Pero un día, no sé por qué razón, empecé a cambiar mi forma de ver este asunto. Hacía ya unos cuantos años que había leído La conjura de los necios, un libro que fue para mí una especie de revelación, que me divirtió mucho y me hizo pensar mucho. Y un buen día, sin otro motivo aparente que el buen recuerdo que tenía de esta novela, sentí muchas ganas de volver a leerla. Sin dudar y haciendo caso omiso de mi propio convencimiento, me puse a ello y descubrí que, al contrario de lo que había pensado durante todo aquel tiempo, la relectura no me resultó, ni mucho menos, una pérdida de tiempo, sino un tiempo muy bien empleado.
 
Desde entonces, cada vez que he releído un libro he comprobado que es verdad lo que dice Stephen King: que un buen libro no nos revela todos sus secretos de una vez. Y eso es precisamente lo que nos hace volver a leerlo: el saber, o más bien sentir, que no nos lo ha contado todo, que aunque hayamos leído ya todas sus páginas, sigue teniendo algo que decirnos. Y claro, nosotros queremos saberlo.
Aunque también creo que, a veces, lo que buscamos en la relectura no es lo que el libro nos pueda ofrecer de nuevo sino volver a encontrarnos con algo que ya conocemos, con algo que ya nos ofreció y que es algo que nos reconforta. Hay libros que nos hacen sentir bien, porque nos vemos reflejados en ellos, porque nos hacen ver que no estamos solos en nuestras cuitas, porque nos dicen cosas que nos ayudan de una manera o de otra. Y por eso volvemos a leerlo, para volver a escuchar esas palabras que nos consuelan o nos alientan o cuya melodía, simplemente, nos agrada.

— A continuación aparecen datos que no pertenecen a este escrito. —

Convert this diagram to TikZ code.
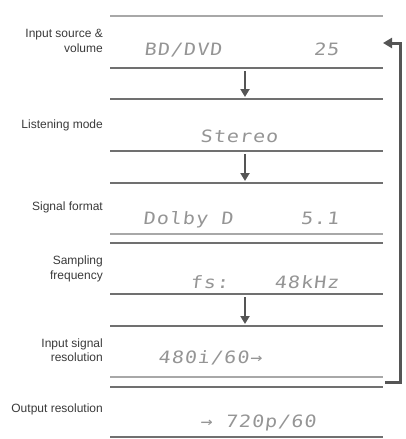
\documentclass[tikz,border=0pt]{standalone}
\usepackage{fontspec}
\setmainfont{Liberation Sans}
\newfontfamily\lcdfont[LetterSpace=6,FakeStretch=1.18,FakeSlant=0.12]{DejaVu Sans Mono}
\usetikzlibrary{arrows.meta}
\definecolor{lbl}{HTML}{3A3A3A}
\definecolor{lcdc}{HTML}{959595}
\definecolor{rulec}{HTML}{707070}
\definecolor{rulel}{HTML}{A8A8A8}
\definecolor{arrc}{HTML}{555555}
\begin{document}
\begin{tikzpicture}[x=1pt,y=-1pt,
  lab/.style={font=\fontsize{12}{14.5}\selectfont, text=lbl, align=right, anchor=east, inner sep=0pt},
  lcd/.style={font={\lcdfont\fontsize{17}{17}\selectfont}, text=lcdc, inner sep=0pt},
  rule/.style={draw=rulec, line width=1.1pt},
  lrule/.style={draw=rulel, line width=1.1pt},
  flow/.style={draw=arrc, line width=2.4pt, -{Triangle[width=9pt,length=8pt]}},
  loop/.style={draw=arrc, line width=3pt, line join=miter, -{Triangle[width=10pt,length=9pt]}}
]
\useasboundingbox (0,0) rectangle (406,439);

% rules
\draw[lrule] (110,16) -- (383,16);
\draw[rule] (110,68) -- (383,68);
\draw[rule] (110,99) -- (383,99);
\draw[rule] (110,151) -- (383,151);
\draw[rule] (110,183) -- (383,183);
\draw[lrule] (110,234) -- (383,234);
\draw[rule] (110,243) -- (383,243);
\draw[rule] (110,294) -- (383,294);
\draw[rule] (110,326) -- (383,326);
\draw[lrule] (110,377) -- (383,377);
\draw[rule] (110,387) -- (383,387);
\draw[rule] (110,437) -- (383,437);

% labels
\node[lab] (l1) at (103,41) {Input source \&\\volume};
\node[lab] (l2) at (103,125) {Listening mode};
\node[lab] (l3) at (103,207) {Signal format};
\node[lab] (l4) at (103,269) {Sampling\\frequency};
\node[lab] (l5) at (103,350) {Input signal\\resolution};
\node[lab] (l6) at (103,409) {Output resolution};

% display texts
\node[lcd, anchor=base west] (d1a) at (144,55) {BD/DVD};
\node[lcd, anchor=base east] (d1b) at (339,55) {25};
\node[lcd, anchor=base west] (d2) at (200,142) {Stereo};
\node[lcd, anchor=base west] (d3a) at (143,224) {Dolby D};
\node[lcd, anchor=base east] (d3b) at (339,224) {5.1};
\node[lcd, anchor=base west] (d4a) at (190,288) {fs:};
\node[lcd, anchor=base east] (d4b) at (339,288) {48kHz};
\node[lcd, anchor=base west] (d5) at (158,363) {480i/60→};
\node[lcd, anchor=base west] (d6) at (200,427) {→ 720p/60};

% down arrows
\coordinate (a1s) at (245,71);
\coordinate (a1e) at (245,97);
\coordinate (a2s) at (245,154);
\coordinate (a2e) at (245,181);
\coordinate (a3s) at (245,297);
\coordinate (a3e) at (245,324);
\draw[flow] (a1s) -- (a1e);
\draw[flow] (a2s) -- (a2e);
\draw[flow] (a3s) -- (a3e);

% loop back
\coordinate (bs) at (385,382);
\coordinate (bc) at (400,382);
\coordinate (be) at (383,43);
\draw[loop] (bs) -- (bc) |- (be);
\end{tikzpicture}
\end{document}
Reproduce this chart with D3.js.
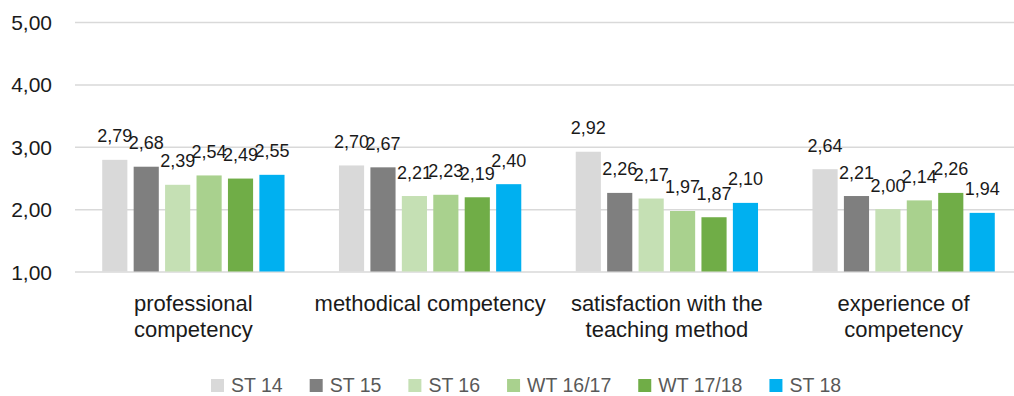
<!DOCTYPE html>
<html>
<head>
<meta charset="utf-8">
<script src="https://cdn.jsdelivr.net/npm/d3@7"></script>
<style>
  html, body { margin: 0; padding: 0; background: #fff; }
  svg { display: block; font-family: "Liberation Sans", Arial, sans-serif; }
</style>
</head>
<body>
<svg id="chart" width="1014" height="396"></svg>
<script>
// Category labels (line-broken as shown under the axis)
const categories = [
  "professional competency",
  "methodical competency",
  "satisfaction with the teaching method",
  "experience of competency"
];
const categoryLines = [
  ["professional", "competency"],
  ["methodical competency"],
  ["satisfaction with the", "teaching method"],
  ["experience of", "competency"]
];

// Survey terms
const series = ["ST 14", "ST 15", "ST 16", "WT 16/17", "WT 17/18", "ST 18"];
const colors = ["#d9d9d9", "#7f7f7f", "#c5e0b4", "#a9d18e", "#70ad47", "#00b0f0"];

// Mean ratings per term, one entry per category
const st14   = [2.79, 2.70, 2.92, 2.64];
const st15   = [2.68, 2.67, 2.26, 2.21];
const st16   = [2.39, 2.21, 2.17, 2.00];
const wt1617 = [2.54, 2.23, 1.97, 2.14];
const wt1718 = [2.49, 2.19, 1.87, 2.26];
const st18   = [2.55, 2.40, 2.10, 1.94];
const values = [st14, st15, st16, wt1617, wt1718, st18];

const yTicks = [1, 2, 3, 4, 5];

const fmt = v => v.toFixed(2).replace(".", ",");

const svg = d3.select("#chart");

const y = d3.scaleLinear().domain([1, 5]).range([271.5, 22]);
const x0 = d3.scaleBand().domain(categories).range([75, 1022])
  .paddingInner(0.23).paddingOuter(0.115);
const x1 = d3.scaleBand().domain(series).range([0, x0.bandwidth()]).paddingInner(0.2);

// Horizontal gridlines and value axis labels
const yAxis = d3.axisLeft(y).tickValues(yTicks).tickSize(-(1022 - 75)).tickFormat(fmt);
const gy = svg.append("g").attr("transform", "translate(75,0)").call(yAxis);
gy.select(".domain").remove();
gy.selectAll(".tick line").attr("stroke", "#d9d9d9").attr("stroke-width", 1.5);
gy.selectAll(".tick text")
  .attr("x", -23)
  .attr("dy", "0.36em")
  .attr("fill", "#1a1a1a")
  .style("font-size", "21px")
  .style("font-family", "'Liberation Sans', Arial, sans-serif");

// Bars
const rows = [];
series.forEach((s, si) => {
  categories.forEach((c, ci) => {
    rows.push({ s, c, si, v: values[si][ci] });
  });
});

svg.append("g").selectAll("rect").data(rows).join("rect")
  .attr("x", d => x0(d.c) + x1(d.s))
  .attr("y", d => y(d.v))
  .attr("width", x1.bandwidth())
  .attr("height", d => y(1) - y(d.v))
  .attr("fill", d => colors[d.si]);

// Value labels above bars
svg.append("g").selectAll("text").data(rows).join("text")
  .attr("x", d => x0(d.c) + x1(d.s) + x1.bandwidth() / 2)
  .attr("y", d => y(d.v) - 17.5)
  .attr("text-anchor", "middle")
  .attr("fill", "#1a1a1a")
  .style("font-size", "18px")
  .text(d => fmt(d.v));

// Category labels
const catG = svg.append("g");
categories.forEach((c, i) => {
  const cx = x0(c) + x0.bandwidth() / 2;
  const t = catG.append("text")
    .attr("x", cx)
    .attr("y", 311)
    .attr("text-anchor", "middle")
    .attr("fill", "#1a1a1a")
    .style("font-size", "22px");
  categoryLines[i].forEach((line, li) => {
    t.append("tspan")
      .attr("x", cx)
      .attr("dy", li === 0 ? 0 : 26)
      .text(line);
  });
});

// Legend
const legend = svg.append("g");
let lx = 211;
series.forEach((s, i) => {
  const g = legend.append("g").attr("transform", `translate(${lx},0)`);
  g.append("rect").attr("x", 0).attr("y", 379).attr("width", 13).attr("height", 13)
    .attr("fill", colors[i]);
  const t = g.append("text").attr("x", 20).attr("y", 392)
    .attr("fill", "#595959")
    .style("font-size", "19.5px")
    .text(s);
  lx += 20 + t.node().getComputedTextLength() + 27;
});
</script>
</body>
</html>
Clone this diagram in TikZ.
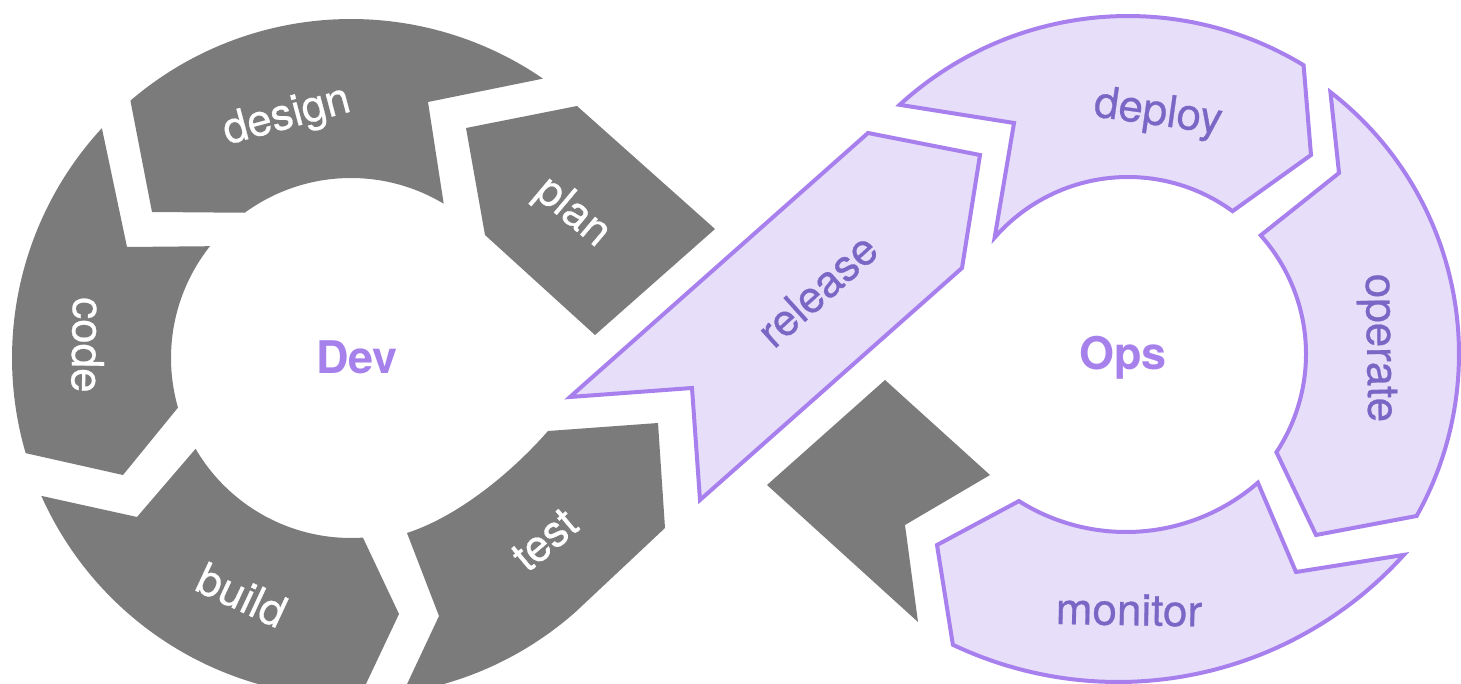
\documentclass[tikz,border=0pt]{standalone}
\usepackage{fontspec}
\setmainfont{TeX Gyre Heros}
\newfontfamily\labelfont[FakeBold=0.6]{TeX Gyre Heros}
\definecolor{grayband}{HTML}{7B7B7B}
\definecolor{pfill}{HTML}{E7DEF9}
\definecolor{pline}{HTML}{A880EE}
\definecolor{ptext}{HTML}{7A67C5}
\definecolor{ctext}{HTML}{A681EC}
\begin{document}
\begin{tikzpicture}[x=1pt,y=-1pt,samples=60,
  graypart/.style={fill=grayband},
  purplepart/.style={fill=pfill,draw=pline,line width=4pt,line join=miter},
  glabel/.style={text=white,inner sep=0pt,font={\labelfont\fontsize{44}{52}\selectfont}},
  plabel/.style={text=ptext,inner sep=0pt,font={\labelfont\fontsize{44}{52}\selectfont}},
  hub/.style={text=ctext,inner sep=0pt,font={\bfseries\fontsize{45}{54}\selectfont}}]
\useasboundingbox (0,0) rectangle (1461,684);
\clip (0,0) rectangle (1461,684);

% ---------- Dev loop (gray) ----------
% design
\fill[graypart] plot[domain=-130.6:-55.5] ({351+339*cos(\x)},{358+339*sin(\x)})
  -- (428,102)
  -- plot[domain=-59:-126.2] ({351+180*cos(\x)},{358+180*sin(\x)})
  -- (152,212) -- cycle;
% code
\fill[graypart] plot[domain=-137.3:-196.3] ({351+339*cos(\x)},{358+339*sin(\x)})
  -- (123,475)
  -- plot[domain=-196:-141.6] ({351+180*cos(\x)},{358+180*sin(\x)})
  -- (127,247) -- cycle;
% build
\fill[graypart] (137,517)
  -- plot[domain=149.7:86.2] ({351+180*cos(\x)},{358+180*sin(\x)})
  -- (399,614)
  -- plot[domain=88.5:156] ({351+339*cos(\x)},{358+339*sin(\x)})
  -- cycle;
% test
\fill[graypart] (439,616) -- (407,533)
  .. controls (459,516) and (512,472) .. (548,431)
  -- (658,423) -- (665,528)
  -- plot[domain=48.5:81.2] ({351+339*cos(\x)},{358+339*sin(\x)})
  -- cycle;
% plan
\fill[graypart] (466,128) -- (577,106) -- (715,229) -- (595,335) -- (485,235) -- cycle;
% gray tail under the crossing
\fill[graypart] (767,485) -- (885,380) -- (990,475) -- (905,525) -- (918,622) -- cycle;

% ---------- release (crossing) ----------
\filldraw[purplepart] (570,397) -- (868,133) -- (980,155) -- (962,268) -- (700,500) -- (692,388) -- cycle;

% ---------- Ops loop (purple) ----------
% deploy
\filldraw[purplepart] plot[domain=-132.5:-58.7] ({1128+338*cos(\x)},{354+338*sin(\x)})
  -- (1311,155)
  -- plot[domain=-53.8:-138.9] ({1128+177*cos(\x)},{354+177*sin(\x)})
  -- (1014,123) -- cycle;
% operate
\filldraw[purplepart] plot[domain=-52.3:29.3] ({1128+331*cos(\x)},{354+331*sin(\x)})
  -- (1316,535)
  -- plot[domain=33.5:-41.8] ({1128+178*cos(\x)},{354+178*sin(\x)})
  -- (1339,173) -- cycle;
% monitor
\filldraw[purplepart] (1296,572)
  -- plot[domain=42.06:115.4] ({1118+385*cos(\x)},{297+385*sin(\x)})
  -- (937,545)
  -- plot[domain=122.2:49.0] ({1126+201*cos(\x)},{331+201*sin(\x)})
  -- cycle;

% ---------- labels ----------
\node[glabel, rotate=15] (design) at (287,117) {design};
\node[glabel, rotate=-40] (plan) at (572,213) {plan};
\node[glabel, rotate=-91] (code) at (88,345) {code};
\node[glabel, rotate=-25] (build) at (242,595) {build};
\node[glabel, rotate=40] (test) at (545,540) {test};
\node[plabel, rotate=42] (release) at (817,290) {release};
\node[plabel, rotate=-8] (deploy) at (1158,114) {deploy};
\node[plabel, rotate=-89] (operate) at (1377,348) {operate};
\node[plabel, rotate=-1] (monitor) at (1129,610) {monitor};
\node[hub] (dev) at (357,357) {Dev};
\node[hub] (ops) at (1123,358) {Ops};
\end{tikzpicture}
\end{document}
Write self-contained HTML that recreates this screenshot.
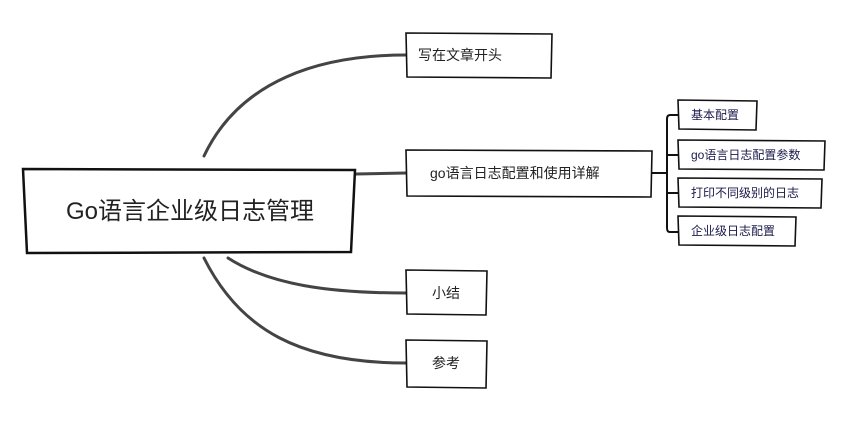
<!DOCTYPE html>
<html><head><meta charset="utf-8"><style>
body{margin:0;background:#fff;}
svg text{font-family:"Liberation Sans","Noto Sans CJK SC",sans-serif;}
</style></head><body>
<svg width="853" height="416" viewBox="0 0 853 416" xmlns="http://www.w3.org/2000/svg">
<g fill="none" stroke="#444" stroke-width="3" stroke-linecap="round">
<path d="M204,156 C240,80 320,55 406,55"/>
<path d="M356,174 L406,173"/>
<path d="M228,258 C270,285 330,293 406,293"/>
<path d="M204,258 C240,330 300,363 406,363"/>
</g>
<g fill="none" stroke="#111" stroke-width="2">
<path d="M652,173 L667,173"/>
<path d="M678,115 L670,115 Q667,115 667,119 L667,228 Q667,232 670,232 L678,232"/>
<path d="M667,155 L678,155 M667,193 L678,193"/>
</g>
<g fill="#fff" stroke="#111" stroke-width="2.5">
<path d="M23,169 L355,170 L351,252 L27,253 Z"/>
</g>
<g fill="#fff" stroke="#111" stroke-width="1.6">
<path d="M406,33 L552,34 L551,78 L407,77 Z"/>
<path d="M406,150 L652,151 L651,197 L407,196 Z"/>
<path d="M406,270 L487,271 L486,315 L407,314 Z"/>
<path d="M406,340 L487,341 L486,388 L407,387 Z"/>
<path d="M678,100 L757,101 L756,130 L679,129 Z"/>
<path d="M678,140 L825,141 L824,170 L679,169 Z"/>
<path d="M678,178 L822,179 L821,208 L679,207 Z"/>
<path d="M678,216 L796,217 L795,246 L679,245 Z"/>
</g>
<text x="190" y="219" font-size="24" text-anchor="middle" fill="#222">Go语言企业级日志管理</text>
<g font-size="14" fill="#222">
<text x="418" y="60">写在文章开头</text>
<text x="430" y="178">go语言日志配置和使用详解</text>
<text x="432" y="298">小结</text>
<text x="432" y="368">参考</text>
</g>
<g font-size="12" fill="#1a1a4a">
<text x="691" y="119">基本配置</text>
<text x="691" y="159">go语言日志配置参数</text>
<text x="691" y="197">打印不同级别的日志</text>
<text x="691" y="235">企业级日志配置</text>
</g>
</svg>
</body></html>
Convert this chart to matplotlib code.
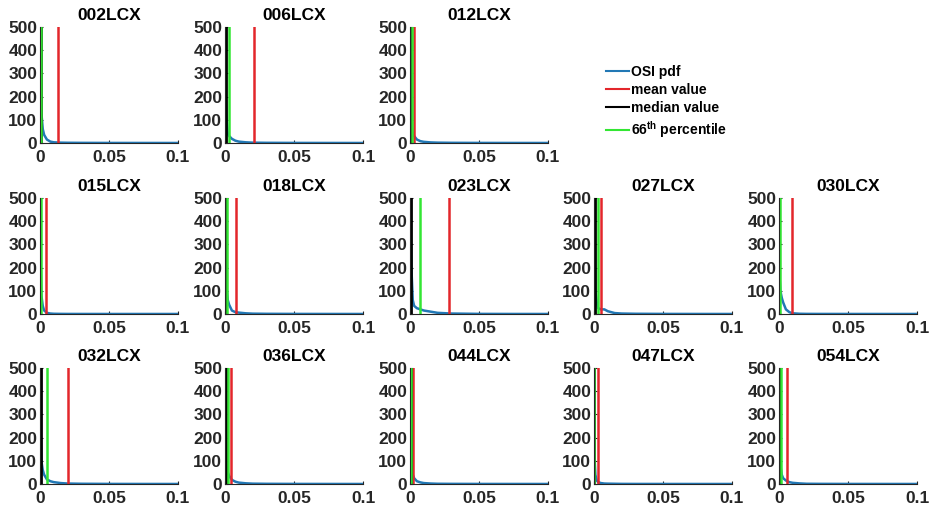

Claro está que no cualquier libro merece una relectura. De hecho, algunos no merecen ni una primera lectura, y se pierde mucho más el tiempo leyendo un libro que no nos satisface, que nos deja indiferentes, que releyendo, las veces que nos apetezca, un libro que nos resulta provechoso.
Ya dijo Oscar Wilde que si no disfrutamos al leer un libro otra vez, es que ese libro no merecía la primera lectura. O, en palabras de Susan Sontag: “No merece la pena leer un libro que no merezca la pena releer.”

Creo que con frecuencia nos ocurre como a aquel profesor, que sentimos una especie de ansiedad por leer más, que nos impide disfrutar realmente de la lectura; una avidez que nos lleva más a acumular libros leídos con premura que a obtener beneficio de ellos.
Por eso, al contrario que en el título de esta entrada, con los libros no debería haber dilemas ni decisiones que tomar.
No hay que elegir, sino leer y releer según nos apetezca, sin estropear con ansiedad ni impaciencia el placer de pasar las páginas con deleite y dedicándoles el tiempo que queramos, las veces que queramos.
Siempre será un tiempo bien empleado.